In the alternative, the State contends that if an objection had been raised, the State may well have been able to establish a foundation for admission as a business or public record pursuant to N.J.R.E. 803(c)(6) or N.J.R.E. 803(c)(8). An important consideration supporting review for plain error when no objection is raised at trial is that when there is no objection the trial court has no opportunity to address issues of this sort. See N.J. Div. of Youth & Family Servs. v. M.C. III, 201 N.J. 328, 339-41 (2010) (by consenting to the admission of the documents, the defendant deprived the Division of the opportunity to overcome any objection and deprived the trial court of the necessity to make a ruling based on the arguments presented by both sides); State v.

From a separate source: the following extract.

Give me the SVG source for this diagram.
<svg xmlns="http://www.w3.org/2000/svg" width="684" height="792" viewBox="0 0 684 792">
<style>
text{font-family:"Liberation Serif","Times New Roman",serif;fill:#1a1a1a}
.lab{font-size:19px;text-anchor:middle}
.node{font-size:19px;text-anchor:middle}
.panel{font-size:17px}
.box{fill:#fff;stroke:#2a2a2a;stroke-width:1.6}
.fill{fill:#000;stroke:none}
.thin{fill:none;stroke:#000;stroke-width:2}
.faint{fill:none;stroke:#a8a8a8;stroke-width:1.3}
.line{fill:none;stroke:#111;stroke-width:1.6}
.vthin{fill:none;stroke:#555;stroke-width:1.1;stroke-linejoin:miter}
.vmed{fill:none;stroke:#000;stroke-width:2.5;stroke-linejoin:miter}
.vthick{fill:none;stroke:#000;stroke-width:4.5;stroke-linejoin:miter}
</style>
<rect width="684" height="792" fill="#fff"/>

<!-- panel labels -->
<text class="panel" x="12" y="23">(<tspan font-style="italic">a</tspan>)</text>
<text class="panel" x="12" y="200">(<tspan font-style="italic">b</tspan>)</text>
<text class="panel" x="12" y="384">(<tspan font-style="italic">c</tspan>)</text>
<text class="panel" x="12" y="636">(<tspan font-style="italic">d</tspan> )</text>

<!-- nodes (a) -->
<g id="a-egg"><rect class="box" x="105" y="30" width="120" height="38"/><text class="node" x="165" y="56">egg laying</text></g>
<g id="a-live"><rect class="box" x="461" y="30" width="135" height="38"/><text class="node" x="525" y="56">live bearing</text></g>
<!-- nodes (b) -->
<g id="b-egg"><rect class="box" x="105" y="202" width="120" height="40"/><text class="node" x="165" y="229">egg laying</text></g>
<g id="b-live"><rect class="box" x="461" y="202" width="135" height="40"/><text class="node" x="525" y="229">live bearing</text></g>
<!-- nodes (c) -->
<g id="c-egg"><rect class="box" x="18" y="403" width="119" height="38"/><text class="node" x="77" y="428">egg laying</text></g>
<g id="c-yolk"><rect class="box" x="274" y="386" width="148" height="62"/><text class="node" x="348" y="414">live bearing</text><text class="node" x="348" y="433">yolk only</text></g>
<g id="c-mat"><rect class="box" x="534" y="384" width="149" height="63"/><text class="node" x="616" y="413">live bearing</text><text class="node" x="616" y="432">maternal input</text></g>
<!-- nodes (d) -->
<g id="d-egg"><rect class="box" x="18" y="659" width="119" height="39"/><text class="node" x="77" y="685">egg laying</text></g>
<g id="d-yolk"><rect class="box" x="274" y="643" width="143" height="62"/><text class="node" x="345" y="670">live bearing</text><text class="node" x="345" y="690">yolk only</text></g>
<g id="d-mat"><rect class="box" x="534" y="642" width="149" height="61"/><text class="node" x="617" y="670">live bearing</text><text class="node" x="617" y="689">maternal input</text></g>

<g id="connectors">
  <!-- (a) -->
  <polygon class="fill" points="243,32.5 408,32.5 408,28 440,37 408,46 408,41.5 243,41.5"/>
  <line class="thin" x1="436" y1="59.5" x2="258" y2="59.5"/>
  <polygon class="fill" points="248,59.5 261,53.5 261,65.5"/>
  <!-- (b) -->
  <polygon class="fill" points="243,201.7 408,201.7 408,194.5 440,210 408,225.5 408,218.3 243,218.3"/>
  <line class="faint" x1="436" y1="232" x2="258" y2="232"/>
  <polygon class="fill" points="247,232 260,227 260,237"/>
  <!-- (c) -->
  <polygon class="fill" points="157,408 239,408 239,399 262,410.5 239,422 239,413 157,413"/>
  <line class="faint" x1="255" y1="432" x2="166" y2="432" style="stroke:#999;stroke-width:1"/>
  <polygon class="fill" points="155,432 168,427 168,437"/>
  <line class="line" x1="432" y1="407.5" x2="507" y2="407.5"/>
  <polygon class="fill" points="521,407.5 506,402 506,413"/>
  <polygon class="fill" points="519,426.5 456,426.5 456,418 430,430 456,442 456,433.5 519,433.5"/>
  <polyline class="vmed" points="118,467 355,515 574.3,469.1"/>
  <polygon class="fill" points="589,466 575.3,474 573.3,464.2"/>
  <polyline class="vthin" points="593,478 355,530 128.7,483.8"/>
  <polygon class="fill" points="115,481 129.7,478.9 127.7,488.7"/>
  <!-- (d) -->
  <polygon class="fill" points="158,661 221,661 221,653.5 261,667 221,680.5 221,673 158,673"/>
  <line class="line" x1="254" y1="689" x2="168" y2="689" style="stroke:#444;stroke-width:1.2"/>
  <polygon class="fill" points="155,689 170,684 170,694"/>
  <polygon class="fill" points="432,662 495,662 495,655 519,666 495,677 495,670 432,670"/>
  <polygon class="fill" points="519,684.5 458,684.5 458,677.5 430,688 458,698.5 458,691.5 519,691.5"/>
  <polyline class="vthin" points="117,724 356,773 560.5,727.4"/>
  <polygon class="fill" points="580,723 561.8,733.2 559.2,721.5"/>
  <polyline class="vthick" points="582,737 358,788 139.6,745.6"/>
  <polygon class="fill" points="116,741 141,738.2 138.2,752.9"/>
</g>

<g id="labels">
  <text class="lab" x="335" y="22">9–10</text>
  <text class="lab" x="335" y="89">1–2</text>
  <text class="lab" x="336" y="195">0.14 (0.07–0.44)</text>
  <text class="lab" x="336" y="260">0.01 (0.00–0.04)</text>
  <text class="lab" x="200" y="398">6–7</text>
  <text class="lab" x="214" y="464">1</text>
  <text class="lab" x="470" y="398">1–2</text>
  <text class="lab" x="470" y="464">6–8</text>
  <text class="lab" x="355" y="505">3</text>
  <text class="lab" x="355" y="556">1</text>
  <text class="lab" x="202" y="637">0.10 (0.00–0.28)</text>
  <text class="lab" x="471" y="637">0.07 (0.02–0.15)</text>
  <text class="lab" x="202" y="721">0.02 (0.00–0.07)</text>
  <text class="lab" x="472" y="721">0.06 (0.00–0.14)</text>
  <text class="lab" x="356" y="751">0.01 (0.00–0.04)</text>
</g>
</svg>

Cordero, 293 N.J. Super. 438, 442 (App. Div. 1996) (lack of an objection is itself a serious omission, for if it had been lodged the trial court would have had an opportunity to remedy the omitted instruction before the case went to the jury), certif. denied, 147 N.J. 577 (1997); Dafler v. Raymark Indus., Inc., 259 N.J. Super. 17, 37 (App. Div. 1992) (failure to object to an alleged error deprives the trial court of the ability to issue a curative instruction or a corrected charge), aff'd, 132 N.J. 96 (1993).

For several reasons, we conclude that defendant has failed to establish plain error. The question whether defendant purchased the Uzi and shotgun years before the day he met with the undercover detective, as the NTC information indicated, or acquired the guns from his mother's attic on the day in question, as he testified at trial, had no bearing on an element of any offense for which defendant was convicted. Thus, the error did not involve evidence essential to any of the guilty verdicts.

To be sure, we recognize that the NTC information could have had a significant impact on the jury's view of defendant's credibility. Defendant himself, however, had cast significant doubt on his own credibility. We refer to his testimony that he had taken the Uzi from a member of his family and was selling it without the owner's permission and with no intention of giving the owner the proceeds.

Most important, to our conclusion that the testimony could not reasonably lead the jury to reach a conclusion it would not otherwise have reached is the strength of the State's evidence. The evidence supporting the verdicts was overwhelming, and the evidence of defendant's claim of entrapment was extremely weak. In short, his claim was that he was induced to sell the Uzi because the undercover detective was willing to pay $1500 right away while other dealers defendant had approached were willing to pay no more than $700 to $1000 and none were interested in making a purchase in the immediate future. That is hardly the sort of inducement that a jury could conclude would lead one not predisposed to commit a crime. N.J.S.A. 2C:12-2. With respect to entrapment, it is worth noting that defendant's claim of entrapment was strongest with respect to the charge of forgery, which was based on his backdating of the bill of sale. We have, however, reversed that conviction on a different ground.

V

We turn to explain our disposition of defendant's remaining claims. Having considered the record in light of the arguments presented in Points VI, VII, IX and X, we have determined that none has sufficient merit to warrant discussion in a written opinion. R. 2:11-3(e)(2). Finally, because the arguments defendant raises in support of Point VIII, his claim of a denial of effective assistance of counsel, require consideration of matters not disclosed on the trial record, it is appropriate for us to refrain from addressing them on direct appeal and preserve them for consideration in the event defendant files a petition for post-conviction relief. State v. Preciose, 129 N.J. 451, 460-63 (1992).

Affirmed in part, reversed in part and remanded for amendment of the judgment of conviction in conformity with this opinion.